如
果我們嚴格地考慮到基督教教義的純潔、它的道德律條的純正以及在這一福音開始被人們接受的初期階段大多數基督教徒所度過的純真而艱苦的生活,我們必會很自
然地認為:如此充滿善意的一種教義,即使是教外人也必會對它十分推崇﹔那些有教養的上流社會人士,儘管他們可能會嘲笑關於奇蹟的種種說法,也不免會對這一
新教派的善行表示尊重﹔而且那些地方官員對這樣一批雖不熱心於戰爭和政治,卻能夠處處奉公守法的教徒也不但不會加以迫害,還定會盡力予以保護。而另一方
面,如果我們再回想一下,由於始終受到民眾的信任,由於哲學家們缺乏宗教思想,以及羅馬元老院和歷代皇帝奉行的政策的支持而到處流行的多神教卻普遍受到寬
容,我們更會感到簡直無法理解,基督教徒究竟犯下了什麼新的罪行,他們有什麼新的冒犯行為觸怒了那古老的一切聽之任之的溫和政策,又有什麼新的動機促使那
些一直安閒地聽任一千種形形色色的宗教在他們的溫和統治下安然存在的羅馬帝王們,使他們忽然一反常態,偏要對這選擇了一種獨特的但無害於任何人的宗教信仰
的臣民嚴加懲處?
古代世界的宗教政策在制止基督教發展方面,似乎顯得格外嚴厲和蠻橫。大約在基督去世80年之後,一位素以溫和、明智著稱的總督竟然作出判決,將基督的幾個無辜的信徒處死,而他所依據的更是一位一般認為施政賢明的皇帝所頒佈的法令,那一次次向圖拉真(Trajan,98-117AD)

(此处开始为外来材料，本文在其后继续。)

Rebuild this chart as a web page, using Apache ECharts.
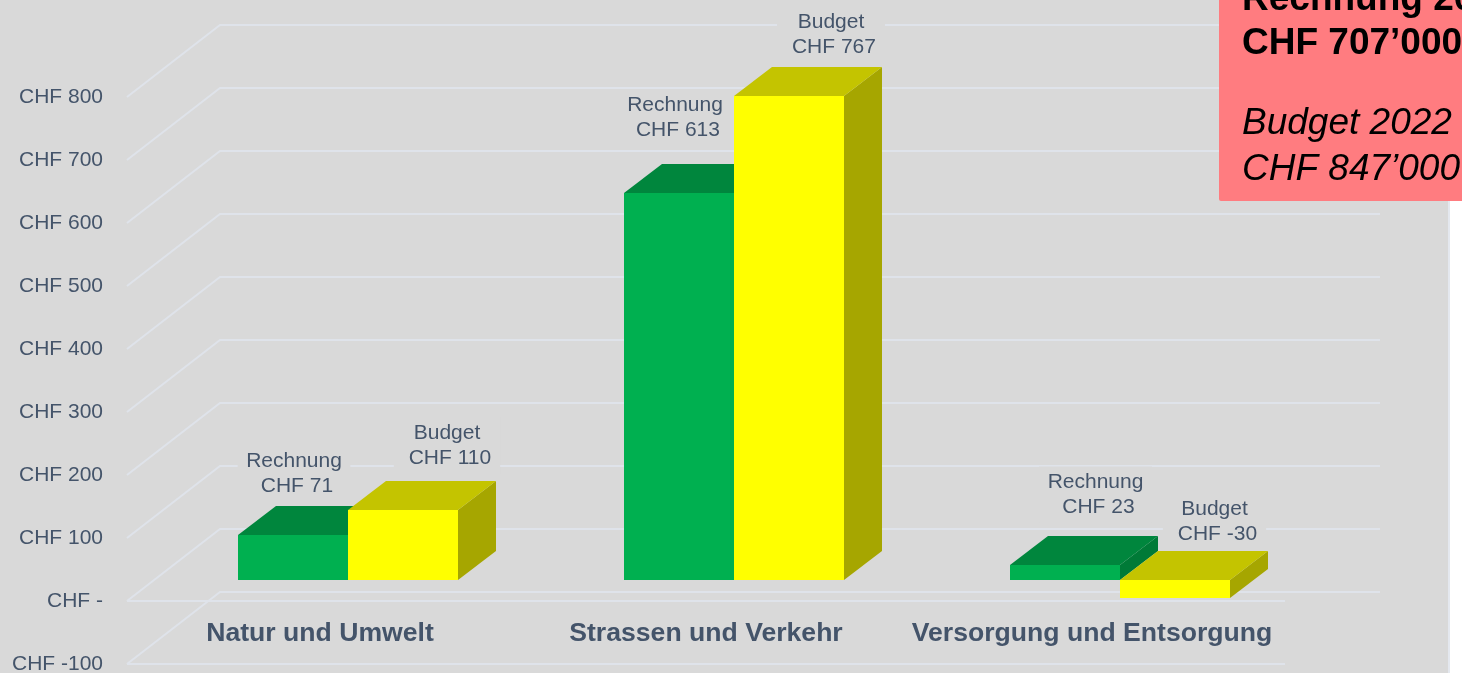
<!DOCTYPE html>
<html>
<head>
<meta charset="utf-8">
<style>
html, body { margin: 0; padding: 0; background: #fff; overflow: hidden; }
#chart { width: 1462px; height: 673px; }
</style>
<script src="https://cdn.jsdelivr.net/npm/echarts@6/dist/echarts.min.js"></script>
</head>
<body>
<div id="chart"></div>
<script>
// data
var categories = ['Natur und Umwelt', 'Strassen und Verkehr', 'Versorgung und Entsorgung'];
var rechnung = [71, 613, 23];
var budget = [110, 767, -30];
var yTicks = [-100, 0, 100, 200, 300, 400, 500, 600, 700, 800];

// hand placed label offsets, from the middle of the bar's front top edge
var rechnungLabelShift = [[1, -61], [-4, -75], [30.5, -70.5]];
var budgetLabelShift = [[44, -64.5], [42, -61], [39.5, -58]];

var FONT = '"Liberation Sans", Arial, sans-serif';
var TEXT_COLOR = '#44546a';
var GRID_COLOR = '#dfe3ea';

var barRatio = 0.2855;            // bar width / category width
var wall = { dx: 93, dy: 72 };    // floor depth of the fake 3d box
var plane = { dx: 28, dy: 21 };   // bars stand this far back from the front edge
var depth = { dx: 38, dy: 29 };   // depth of a bar

var chart = echarts.init(document.getElementById('chart'));

function renderGrid(params, api) {
    var tick = api.value(0);
    var y = api.coord([0, tick])[1];
    var left = params.coordSys.x;
    var right = left + params.coordSys.width;
    var style = { stroke: GRID_COLOR, lineWidth: 2, fill: null };
    var children = [{
        type: 'polyline',
        shape: { points: [[left, y], [left + wall.dx, y - wall.dy], [right + wall.dx + 2, y - wall.dy]] },
        style: style
    }];
    // floor lines in front only
    if (tick <= 0) {
        children.push({
            type: 'line',
            shape: { x1: left, y1: y, x2: right, y2: y },
            style: style
        });
    }
    return { type: 'group', children: children };
}

function barRenderer(slot, colors, name, shifts, padX) {
    return function (params, api) {
        var cat = api.value(0);
        var val = api.value(1);
        var base = api.coord([cat, 0]);
        var top = api.coord([cat, val]);
        var w = api.size([1, 0])[0] * barRatio;
        // whole pixels, otherwise the bar behind shows through the seams
        var x0 = Math.round(base[0] + plane.dx + slot * w);
        var x1 = Math.round(base[0] + plane.dx + (slot + 1) * w);
        var yBase = Math.floor(base[1] - plane.dy);
        var yVal = Math.floor(top[1] - plane.dy);
        var yTop = Math.min(yBase, yVal);
        var yBottom = Math.max(yBase, yVal);
        var shift = shifts[params.dataIndex];
        return {
            type: 'group',
            children: [{
                type: 'polygon',
                shape: { points: [[x1, yTop], [x1 + depth.dx, yTop - depth.dy], [x1 + depth.dx, yBottom - depth.dy], [x1, yBottom]] },
                style: { fill: colors.side }
            }, {
                type: 'polygon',
                shape: { points: [[x0, yTop], [x0 + depth.dx, yTop - depth.dy], [x1 + depth.dx, yTop - depth.dy], [x1, yTop]] },
                style: { fill: colors.top }
            }, {
                type: 'rect',
                shape: { x: x0, y: yTop, width: x1 - x0, height: yBottom - yTop },
                style: { fill: colors.front }
            }, {
                type: 'text',
                x: (x0 + x1) / 2 + shift[0],
                y: yTop + shift[1],
                style: {
                    // the second line starts with a space in the original too
                    text: name + '\n CHF ' + val,
                    font: '21px ' + FONT,
                    fill: TEXT_COLOR,
                    align: 'center',
                    verticalAlign: 'middle',
                    lineHeight: 25,
                    backgroundColor: '#d9d9d9',
                    padding: [3, padX]
                }
            }]
        };
    };
}

function toPairs(values) {
    return values.map(function (v, i) { return [i, v]; });
}

var option = {
    animation: false,
    backgroundColor: '#ffffff',
    grid: { left: 127, width: 1158, top: 97, height: 567, outerBoundsMode: 'none' },
    xAxis: {
        type: 'category',
        data: categories,
        offset: -44,
        axisLine: { show: false },
        axisTick: { show: false },
        axisLabel: {
            interval: 0,
            margin: 0,
            color: TEXT_COLOR,
            fontFamily: FONT,
            fontWeight: 'bold',
            fontSize: 26.6
        }
    },
    yAxis: {
        type: 'value',
        min: -100,
        max: 800,
        interval: 100,
        axisLine: { show: false },
        axisTick: { show: false },
        splitLine: { show: false },
        axisLabel: {
            margin: 24,
            color: TEXT_COLOR,
            fontFamily: FONT,
            fontSize: 21,
            formatter: function (v) {
                return v === 0 ? 'CHF -' : 'CHF ' + v;
            }
        }
    },
    graphic: [
        { type: 'rect', z: 0, shape: { x: 0, y: 0, width: 1448, height: 673 }, style: { fill: '#d9d9d9' } },
        { type: 'rect', z: 0, shape: { x: 1448, y: 0, width: 2, height: 673 }, style: { fill: '#e4e8ef' } },
        { type: 'rect', z: 10, shape: { x: 1219, y: -10, width: 260, height: 211, r: 2 }, style: { fill: '#ff7c80' } },
        { type: 'text', z: 11, x: 1242, y: 0, style: { text: 'Rechnung 2022', font: 'bold 37px ' + FONT, fill: '#000', verticalAlign: 'middle' } },
        { type: 'text', z: 11, x: 1242, y: 44, style: { text: 'CHF 707’000', font: 'bold 37px ' + FONT, fill: '#000', verticalAlign: 'middle' } },
        { type: 'text', z: 11, x: 1242, y: 124, style: { text: 'Budget 2022', font: 'italic 37px ' + FONT, fill: '#000', verticalAlign: 'middle' } },
        { type: 'text', z: 11, x: 1242, y: 170, style: { text: 'CHF 847’000', font: 'italic 37px ' + FONT, fill: '#000', verticalAlign: 'middle' } }
    ],
    series: [
        {
            name: 'grid',
            type: 'custom',
            z: 1,
            silent: true,
            renderItem: renderGrid,
            encode: { y: 0 },
            data: yTicks.map(function (t) { return [t]; })
        },
        {
            name: 'Rechnung',
            type: 'custom',
            z: 2,
            renderItem: barRenderer(-1, { front: '#00b050', top: '#00863d', side: '#007a37' }, 'Rechnung', rechnungLabelShift, 8.5),
            encode: { x: 0, y: 1 },
            data: toPairs(rechnung)
        },
        {
            name: 'Budget',
            type: 'custom',
            z: 3,
            renderItem: barRenderer(0, { front: '#ffff00', top: '#c4c400', side: '#a6a600' }, 'Budget', budgetLabelShift, 9),
            encode: { x: 0, y: 1 },
            data: toPairs(budget)
        }
    ]
};

chart.setOption(option);
</script>
</body>
</html>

的繼任者們一再提出的申述狀中充滿了悲慘的呼號,聲稱在整個羅馬帝國的無數臣民中,唯獨遵守帝國法令、只不過是順從良心的呼聲謀求獲得信仰的自由的基督教
徒不能分沾賢良的政府普遍施與全民的恩澤。幾位著名殉教者的死難情況的記載措詞都十分謹慎﹔而從基督教執掌最高權力的那一天起,教會統治者們重演昔日他們
的異教徒仇敵的故技,不惜充分顯示出自己在做到殘酷無情方面,也同樣不遺餘力。